What more can I say? I send you a last salute from a man standing on the edge of the world and looking into nowhere. I have no regrets, and only one small hope: that what I do now will demonstrate the inevitable consequence of man’s violence against his fellows.
Affectionate greetings and my heartfelt thanks,
John Spada
He put down the pen and sat a long time, staring at the signature. It was the last time he would use it on any document, the last affirmation that John Spada was numbered among the living.
CHAPTER ELEVEN
The first annual session of the United Nations General Assembly was scheduled for the third Tuesday in September. One week before that date a sealed package was delivered to the mail-room of the United Nations. It was marked: ‘Personal and Urgent’ and addressed to the Secretary-General. The customary security check revealed that the package contained a letter, a bulky schedule in typescript and a small box padded with cotton-wool, in which were two sealed glass capsules: one containing a liquid, the other a small quantity of white crystalline powder. The capsules were sent out immediately for laboratory testing. The Chief of Security personally delivered the letter and the schedule into the hands of the Secretary-General. At eight o’clock in the evening he read it aloud to his senior colleagues in the Secretariat:
The symbol which heads this paper represents Proteus, shepherd of the creatures of the sea, custodian of knowledge, the elusive God of many shapes. It is also the symbol of the organisation of which I am the founder, and which, like Proteus, functions in many places and in many disguises.

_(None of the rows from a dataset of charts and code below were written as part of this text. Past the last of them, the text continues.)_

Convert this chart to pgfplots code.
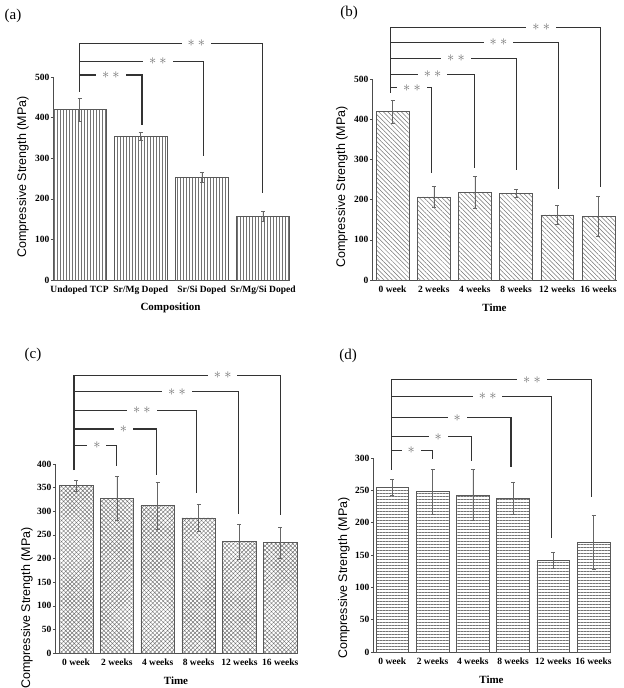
\documentclass[border=0pt]{standalone}
\usepackage{fontspec}
\setmainfont{Liberation Serif}
\newfontfamily\arial{Liberation Sans}
\usepackage{pgfplots}
\pgfplotsset{compat=1.18}
\usetikzlibrary{patterns.meta}

\pgfplotsset{
  panel/.style={
    scale only axis, clip=false,
    axis x line*=bottom, axis y line*=left,
    axis line style={black!70, line width=0.6bp},
    ymin=0,
    xtick={0,...,5},
    xtick style={draw=none},
    ytick style={black!70, line width=0.5bp},
    tick align=outside, major tick length=2bp,
    ytick pos=left,
    yticklabel style={font=\bfseries\fontsize{9.5bp}{9.5bp}\selectfont, inner sep=1.5bp},
    xticklabel style={font=\bfseries\fontsize{9.5bp}{9.5bp}\selectfont},
    /pgf/number format/assume math mode=true,
    xlabel style={font=\bfseries\fontsize{11bp}{11bp}\selectfont,
      at={(axis description cs:0.5,0)}, anchor=center, yshift=-28bp},
    ylabel style={font=\arial\fontsize{12.5bp}{12.5bp}\selectfont, anchor=center},
  },
  bars/.style={ybar, bar shift=0pt, draw=black!65, line width=0.55bp,
    pattern color=black!55,
    error bars/y dir=both, error bars/y explicit,
    error bars/error bar style={black!60, line width=0.5bp},
    error bars/error mark options={rotate=90, black!60, mark size=2bp, line width=0.5bp}},
}
\tikzset{
  brk/.style={black!80, line width=1.1bp},
  st/.style={fill=white, inner xsep=6bp, inner ysep=1bp, text=black!55,
    font=\fontsize{14bp}{14bp}\selectfont},
}
\newcommand{\sone}{${\ast}$}
\newcommand{\stwo}{${\ast}\mkern4mu{\ast}$}

\begin{document}
\begin{tikzpicture}
\useasboundingbox (0,0) rectangle (624bp,-688bp);

% (a) composition
\begin{axis}[panel, at={(53bp,-280bp)}, anchor=south west,
  width=235bp, height=203bp,
  xmin=-0.436, xmax=3.41, ymax=500, ytick={0,100,...,500},
  xtick={0,...,3},
  xticklabels={Undoped TCP, Sr/Mg Doped, Sr/Si Doped, Sr/Mg/Si Doped},
  xlabel={Composition}, ylabel={Compressive Strength (MPa)},
  ylabel style={at={([xshift=-30bp]axis description cs:0,0.507)}}]
\addplot[bars, bar width=0.87, pattern={Lines[angle=90,distance=3bp,line width=0.5bp]}]
  coordinates {(0,420) +- (0,28) (1,353) +- (0,10) (2,253) +- (0,12) (3,157) +- (0,13)};
\draw[brk] (axis cs:0,464) -- (axis cs:0,583) -- (axis cs:3,583) -- (axis cs:3,215);
\draw[brk] (axis cs:0,539) -- (axis cs:2.02,539) -- (axis cs:2.02,305);
\draw[brk] (axis cs:0,505) -- (axis cs:1.02,505) -- (axis cs:1.02,382);
\node[st] at (axis cs:1.91,583) {\stwo};
\node[st] at (axis cs:1.28,539) {\stwo};
\node[st] at (axis cs:0.51,505) {\stwo};
\end{axis}

% (b)
\begin{axis}[panel, at={(372bp,-280bp)}, anchor=south west,
  width=245bp, height=201bp,
  xmin=-0.5, xmax=5.45, ymax=500, ytick={0,100,...,500},
  xticklabels={0 week, 2 weeks, 4 weeks, 8 weeks, 12 weeks, 16 weeks},
  xlabel={Time}, ylabel={Compressive Strength (MPa)},
  ylabel style={at={([xshift=-30bp]axis description cs:0,0.463)}}]
\addplot[bars, bar width=0.8, pattern={Lines[angle=-45,distance=3.2bp,line width=0.5bp]}]
  coordinates {(0,419) +- (0,28) (1,207) +- (0,25) (2,218) +- (0,39)
               (3,216) +- (0,9) (4,162) +- (0,23) (5,158) +- (0,50)};
\draw[brk] (axis cs:-0.04,466) -- (axis cs:-0.04,629) -- (axis cs:5.04,629) -- (axis cs:5.04,232);
\draw[brk] (axis cs:-0.04,591) -- (axis cs:4.03,591) -- (axis cs:4.03,226);
\draw[brk] (axis cs:-0.04,551) -- (axis cs:3.02,551) -- (axis cs:3.02,274);
\draw[brk] (axis cs:-0.04,512) -- (axis cs:2.0,512) -- (axis cs:2.0,278);
\draw[brk] (axis cs:-0.04,478) -- (axis cs:0.95,478) -- (axis cs:0.95,267);
\node[st] at (axis cs:3.61,629) {\stwo};
\node[st] at (axis cs:2.57,591) {\stwo};
\node[st] at (axis cs:1.54,551) {\stwo};
\node[st] at (axis cs:0.97,512) {\stwo};
\node[st] at (axis cs:0.47,478) {\stwo};
\end{axis}

% (c)
\begin{axis}[panel, at={(55bp,-653bp)}, anchor=south west,
  width=242bp, height=189bp,
  xmin=-0.515, xmax=5.41, ymax=400, ytick={0,50,...,400},
  xticklabels={0 week, 2 weeks, 4 weeks, 8 weeks, 12 weeks, 16 weeks},
  xlabel={Time}, ylabel={Compressive Strength (MPa)},
  ylabel style={at={([xshift=-28bp]axis description cs:0,0.238)}}]
\addplot[bars, bar width=0.82, pattern={Hatch[angle=45,distance=3bp,line width=0.45bp]}]
  coordinates {(0,354) +- (0,12) (1,328) +- (0,46) (2,312) +- (0,50)
               (3,286) +- (0,28) (4,236) +- (0,37) (5,234) +- (0,33)};
\draw[brk] (axis cs:-0.05,387) -- (axis cs:-0.05,587) -- (axis cs:5.0,587) -- (axis cs:5.0,293);
\draw[brk] (axis cs:-0.05,553) -- (axis cs:3.98,553) -- (axis cs:3.98,294);
\draw[brk] (axis cs:-0.05,514) -- (axis cs:2.94,514) -- (axis cs:2.94,339);
\draw[brk] (axis cs:-0.05,474) -- (axis cs:1.98,474) -- (axis cs:1.98,377);
\draw[brk] (axis cs:-0.05,440) -- (axis cs:1.0,440) -- (axis cs:1.0,395);
\node[st] at (axis cs:3.59,587) {\stwo};
\node[st] at (axis cs:2.47,553) {\stwo};
\node[st] at (axis cs:1.61,514) {\stwo};
\node[st] at (axis cs:1.16,474) {\sone};
\node[st] at (axis cs:0.51,440) {\sone};
\end{axis}

% (d)
\begin{axis}[panel, at={(373bp,-652bp)}, anchor=south west,
  width=237bp, height=194bp,
  xmin=-0.48, xmax=5.41, ymax=300, ytick={0,50,...,300},
  xticklabels={0 week, 2 weeks, 4 weeks, 8 weeks, 12 weeks, 16 weeks},
  xlabel={Time}, ylabel={Compressive Strength (MPa)},
  ylabel style={at={([xshift=-29bp]axis description cs:0,0.381)}}]
\addplot[bars, bar width=0.81, pattern={Lines[angle=0,distance=3bp,line width=0.5bp]}]
  coordinates {(0,255) +- (0,12) (1,248) +- (0,35) (2,243) +- (0,40)
               (3,238) +- (0,25) (4,142) +- (0,12) (5,170) +- (0,42)};
\draw[brk] (axis cs:-0.03,282) -- (axis cs:-0.03,421) -- (axis cs:4.95,421) -- (axis cs:4.95,240);
\draw[brk] (axis cs:-0.03,395) -- (axis cs:3.96,395) -- (axis cs:3.96,176);
\draw[brk] (axis cs:-0.03,362) -- (axis cs:2.95,362) -- (axis cs:2.95,286);
\draw[brk] (axis cs:-0.03,333) -- (axis cs:1.96,333) -- (axis cs:1.96,296);
\draw[brk] (axis cs:-0.03,312) -- (axis cs:0.99,312) -- (axis cs:0.99,299);
\node[st] at (axis cs:3.47,421) {\stwo};
\node[st] at (axis cs:2.37,395) {\stwo};
\node[st] at (axis cs:1.61,362) {\sone};
\node[st] at (axis cs:1.14,333) {\sone};
\node[st] at (axis cs:0.47,312) {\sone};
\end{axis}

% panel letters
\node[font=\fontsize{15bp}{15bp}\selectfont] at (13bp,-16bp) {(a)};
\node[font=\fontsize{15bp}{15bp}\selectfont] at (349bp,-13bp) {(b)};
\node[font=\fontsize{15bp}{15bp}\selectfont] at (33bp,-355bp) {(c)};
\node[font=\fontsize{15bp}{15bp}\selectfont] at (348bp,-356bp) {(d)};
\end{tikzpicture}
\end{document}
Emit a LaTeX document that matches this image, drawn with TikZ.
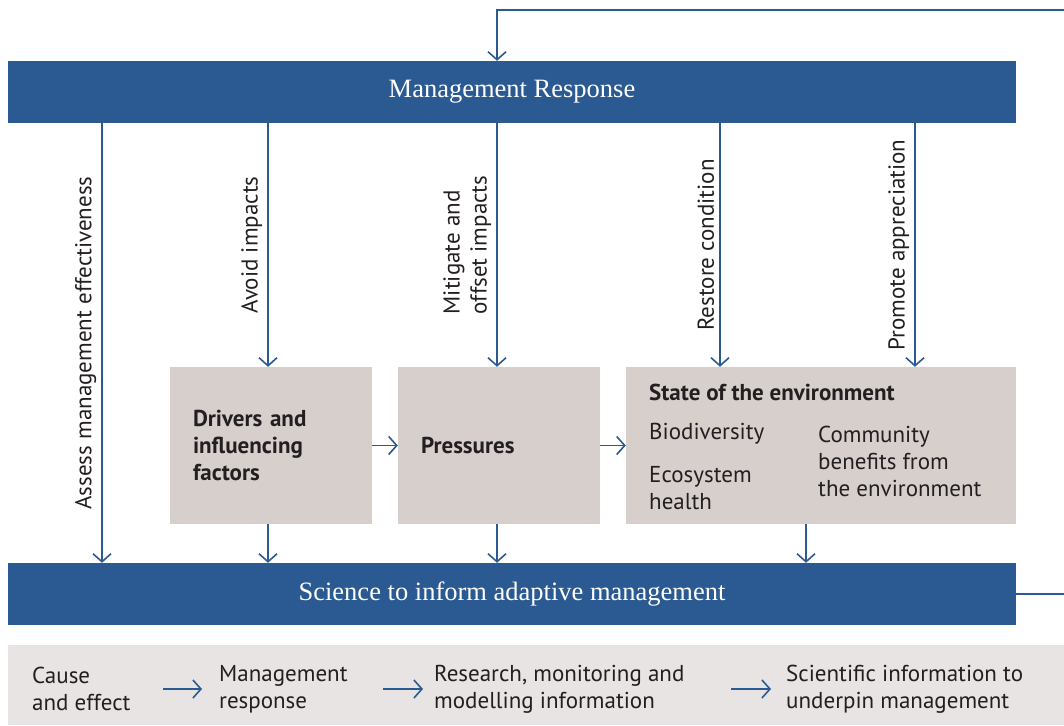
\documentclass[tikz,border=0pt]{standalone}
\usepackage{fontspec}
\setmainfont{Liberation Serif}
\setsansfont{PT Sans}
\usepackage{xcolor}
\usetikzlibrary{arrows.meta,positioning}
\definecolor{bandblue}{HTML}{2A5A91}
\definecolor{boxgray}{HTML}{D7CFCC}
\definecolor{keygray}{HTML}{E8E4E3}
\definecolor{inktext}{HTML}{231F20}

\begin{document}
\begin{tikzpicture}[x=1pt,y=-1pt]

\tikzset{band/.style = {fill=bandblue,text=white,minimum width=1008pt,minimum height=62pt,inner sep=0pt,font=\fontsize{26.5}{30}\selectfont}}
\tikzset{stagebox/.style = {fill=boxgray,text=inktext,minimum height=157pt,inner sep=0pt,font=\sffamily\bfseries\fontsize{23}{27}\selectfont}}
\tikzset{edge/.style = {draw=bandblue,line width=1.6pt,-{Straight Barb[length=8pt,width=18pt,line width=1.6pt]}}}
\tikzset{vlabel/.style = {rotate=90,anchor=south,inner sep=5pt,text=inktext,font=\sffamily\fontsize{23}{27}\selectfont}}
\tikzset{plain/.style = {anchor=west,inner sep=0pt,align=left,text=inktext,font=\sffamily\fontsize{23}{27}\selectfont}}

\clip (0,0) rectangle (1064,725);
\fill[white] (0,0) rectangle (1064,725);

% bands
\node[band] (mr) at (512,92) {Management Response};
\node[band] (sci) at (512,594) {Science to inform adaptive management};

% stages
\node[stagebox,minimum width=202pt,text width=156pt,align=left] (drv) at (271,445.5) {Drivers and\\influencing\\factors};
\node[stagebox,minimum width=202pt,text width=156pt,align=left] (prs) at (499,445.5) {Pressures};
\node[stagebox,minimum width=390pt] (st) at (821,445.5) {};

% state of the environment
\node[plain,font=\sffamily\bfseries\fontsize{23}{27}\selectfont] (sttitle) at (649,392) {State of the environment};
\node[plain] (bio) at (649,434) {Biodiversity};
\node[plain] (eco) at (649,488) {Ecosystem\\health};
\node[plain] (comm) at (818,461) {Community\\benefits from\\the environment};

% key
\node[fill=keygray,minimum width=1070pt,minimum height=80pt,inner sep=0pt] (key) at (543,685) {};
\node[plain] (cause) at (32,689) {Cause\\and effect};
\node[plain] (resp) at (219,689) {Management\\response};
\node[plain] (rmm) at (434,689) {Research, monitoring and\\modelling information};
\node[plain] (sinfo) at (786,689) {Scientific information to\\underpin management};

% feedback loop
\coordinate (loop) at (1090,10);
\draw[edge] (sci.east) -| (loop) -| ([xshift=-15pt]mr.north);

%edges
\draw[edge] ([xshift=-410pt]mr.south) -- node[vlabel] {Assess management effectiveness} ([xshift=-410pt]sci.north);
\draw[edge] (mr.south -| 268,0) -- node[vlabel] {Avoid impacts} ([xshift=-3pt]drv.north);
\draw[edge] (mr.south -| 497,0) -- node[vlabel,align=left] {Mitigate and\\offset impacts} ([xshift=-2pt]prs.north);
\draw[edge] (mr.south -| 720,0) -- node[vlabel] {Restore condition} ([xshift=-101pt]st.north);
\draw[edge] (mr.south -| 915,0) -- node[vlabel] {Promote appreciation} ([xshift=94pt]st.north);

\draw[edge] ([xshift=-3pt]drv.south) -- (sci.north -| 268,0);
\draw[edge] ([xshift=-2pt]prs.south) -- (sci.north -| 497,0);
\draw[edge] ([xshift=-15pt]st.south) -- (sci.north -| 806,0);

\draw[edge] (drv) -- (prs);
\draw[edge] (prs) -- (st);

\draw[edge] (cause.east -| 163,0) -- ([xshift=-17pt]resp.west);
\draw[edge] (resp.east -| 383,0) -- ([xshift=-11pt]rmm.west);
\draw[edge] (rmm.east -| 731,0) -- ([xshift=-15pt]sinfo.west);
\end{tikzpicture}
\end{document}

When you read this letter for the first time, you will be temp
ted to say: ‘This is the work of a madman.’ I beg you, do not yield to the temptation. As you will see, it contains no proposition to which you and your colleagues do not subscribe, no demand which the United Nations Organisation has not made, over and over again: the liberation of prisoners of conscience, the abolition of torture, the restoration of the rights of free speech, free assembly, fair trial, the right to enjoy life, liberty and the pursuit of happiness.
That you have made these demands is a matter of history. That you have been unable to enforce them is a matter of universal regret. However, now that they are enforceable, I beg you and your colleagues, in the name of humanity, not to abrogate them.
With this letter you will receive two glass phials. The liquid in one phial is a live culture of Botulinus, Type A. The powder is Botulinus toxin, a deadly poison. Any competent bacteriologist will inform you that both the culture and the toxin can be produced quickly under elementary laboratory conditions and that quite small amounts can contaminate the water supplies of any large city.
My organisation, which exists in all the major countries, possesses cultures, toxin and laboratory facilities and is, therefore, in a position to create, throughout the world, a serial biological disaster, against which there is no adequate remedy.
At this moment, I know, the familiar words will spring to your mind: hijack, blackmail, terrorism. I beg you to reflect on another word: sanction. I am placing in your hands, Mr Secretary-General, the one power you have never had: the power to impose a decision of the United Nations by sanction, by penalty without redress. If you are not prepared to use this power, then I shall use it, and continue to use it, until my and your legitimate demands are met.
With this letter I send you a schedule, necessarily incomplete, of those places of detention, where men and women are confined, interrogated, tortured in defiance of every principle of humanity. I send you lists of prisoners, again incomplete, because secrecy is the weapon of all tyrants. I request and require that these places of detention be opened, their inmates released, and dispersed to their homes within twenty-one days of this date, and that their release and dispersal be supervised and confirmed by observers from international agencies appointed by United Nations.